The veteran leader of Turkey's main secular opposition party resigned today, saying he was the victim of a conspiracy following the release of a videotape on the Internet purporting to show him and a woman in a bedroom.
The resignation of Deniz Baykal, a fierce critic of the ruling Islamist-leaning AK Party, comes as his secularist Republican People's Party (CHP) has pledged to block plans by the government to hold a referendum on constitutional reforms.
Mr Baykal accused the AK Party, whose roots lie in political Islam, of having knowledge of the videotape, which has been widely circulated on the Internet.

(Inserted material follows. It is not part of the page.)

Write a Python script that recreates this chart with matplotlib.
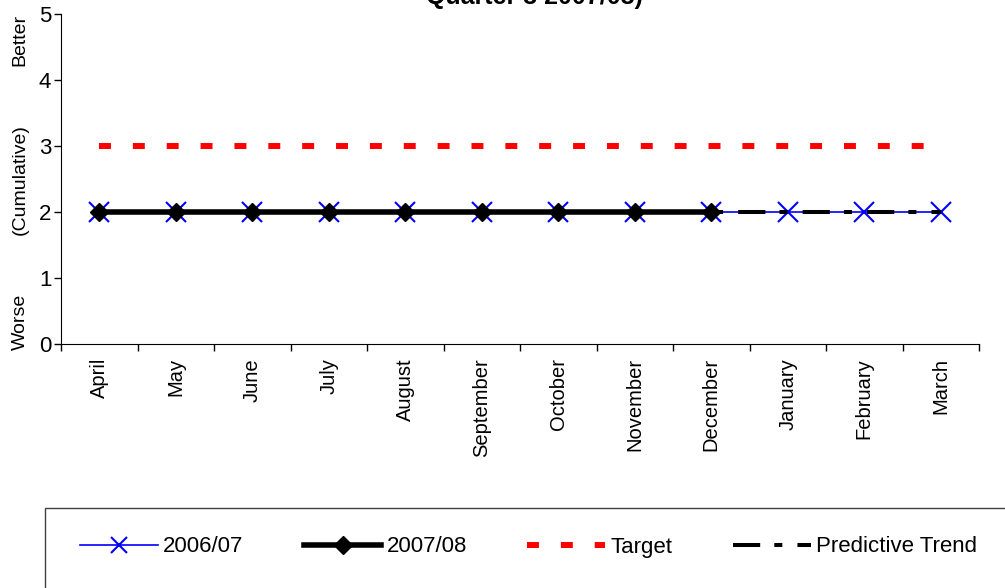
import matplotlib
matplotlib.use("Agg")
import matplotlib.pyplot as plt
from matplotlib.patches import Rectangle
from matplotlib.lines import Line2D

plt.rcParams['font.family'] = ['Liberation Sans', 'DejaVu Sans']

months = ['April', 'May', 'June', 'July', 'August', 'September', 'October',
          'November', 'December', 'January', 'February', 'March']
prev_year = [2, 2, 2, 2, 2, 2, 2, 2, 2, 2, 2, 2]      # 2006/07
this_year = [2, 2, 2, 2, 2, 2, 2, 2, 2]               # 2007/08 (Apr-Dec)
target = [3] * 12
trend_months = ['December', 'January', 'February', 'March']
trend = [2, 2, 2, 2]

x_all = list(range(len(months)))
x_this = x_all[:len(this_year)]
x_trend = [months.index(m) for m in trend_months]

fig = plt.figure(figsize=(10.05, 5.88), dpi=100)
ax = fig.add_axes([61/1005, 1-344/588, (979-61)/1005, (344-14)/588])

ax.plot(x_all, prev_year, color='#0000ff', lw=1.2, marker='x', ms=14,
        mew=1.5, zorder=2)
ax.plot(x_this, this_year, color='black', lw=4.0, marker='D', ms=9.5, zorder=3)
ax.plot(x_all, target, color='#ff0000', lw=4.3, linestyle=(0, (2.0, 3.67)),
        dash_capstyle='butt', zorder=3)
ax.plot(x_trend, trend, color='black', lw=2.9,
        linestyle=(9.25, (6.75, 3.5, 2.0, 3.75)),
        dash_capstyle='butt', zorder=4)

ax.set_xlim(-0.5, len(months) - 0.5)
ax.set_ylim(0, 5)
ax.set_yticks([0, 1, 2, 3, 4, 5])
ax.set_xticks([i - 0.5 for i in range(len(months) + 1)])
ax.set_xticklabels([])
ax.set_xticks(x_all, minor=True)
ax.set_xticklabels(months, minor=True, rotation=90, fontsize=14.5, va='top')
ax.tick_params(axis='x', which='minor', length=0, pad=10)
ax.tick_params(axis='x', which='major', length=5, width=1)
ax.tick_params(axis='y', labelsize=16, length=5, width=1, pad=2)
for s in ['top', 'right']:
    ax.spines[s].set_visible(False)

# y axis captions
fig.text(20/1005, 1-40/588, 'Better', rotation=90, ha='center', va='center', fontsize=14)
fig.text(20/1005, 1-180/588, '(Cumulative)', rotation=90, ha='center', va='center', fontsize=14)
fig.text(20/1005, 1-322/588, 'Worse', rotation=90, ha='center', va='center', fontsize=14)

# title, cut off at the top edge
fig.text(534/1005, 1-4/588, 'Quarter 3 2007/08)', ha='center', va='baseline',
         fontsize=18, fontweight='bold')

# legend box
fig.patches.append(Rectangle((45/1005, -0.1), 1.0, 0.1+1-508/588,
                             transform=fig.transFigure, fill=False,
                             edgecolor='#404040', lw=1))
handles = [
    Line2D([], [], color='#0000ff', lw=1.2, marker='x', ms=12, mew=1.5),
    Line2D([], [], color='black', lw=4.0, marker='D', ms=9.5),
    Line2D([], [], color='#ff0000', lw=4.3, linestyle=(0, (2.0, 3.67)),
           dash_capstyle='butt'),
    Line2D([], [], color='black', lw=2.9, linestyle=(0, (6.75, 3.5, 2.0, 3.75)),
           dash_capstyle='butt'),
]
labels = ['2006/07', '2007/08', 'Target', 'Predictive Trend']
fig.legend(handles, labels, loc='center left', ncol=4,
           bbox_to_anchor=(80/1005, 1-547/588), frameon=False,
           borderaxespad=0, borderpad=0, fontsize=16,
           handlelength=3.5, handletextpad=0.25, columnspacing=2.7)

fig.savefig('out.png', dpi=100)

"This kind of illegal activity carried out on the leader of the main opposition party could not have been done without the knowledge of the government," Mr Baykal told a news conference.
"If this has a price, and that price is the resignation from CHP leadership, I am ready to pay it. My resignation does not mean running away, or giving in," Baykal said. "On the contrary, it means that I'm fighting it."
Prime Minister Tayyip Erdogan's government is preparing to call a national referendum on constitutional reforms to overhaul the judiciary and make the army answerable to civilian courts, changes he says are needed to meet European Union entry demands.
Secularist critics say the reforms are a furtive attempt by the AK Party to seize control of all levers of state and undermine Turkey's secularist constitution.
Mr Baykal had said the CHP will appeal to the Constitutional Court to block any referendum, which Mr Erdogan wants to hold in July after winning parliamentary approval last week.
The videotape, posted on YouTube late last week, shows a man who looks like Mr Baykal in his underwear getting dressed in a bedroom with a woman who also appears half-naked. Mr Baykal is married.
Turkish media says the woman in the tape looks like a married legislator.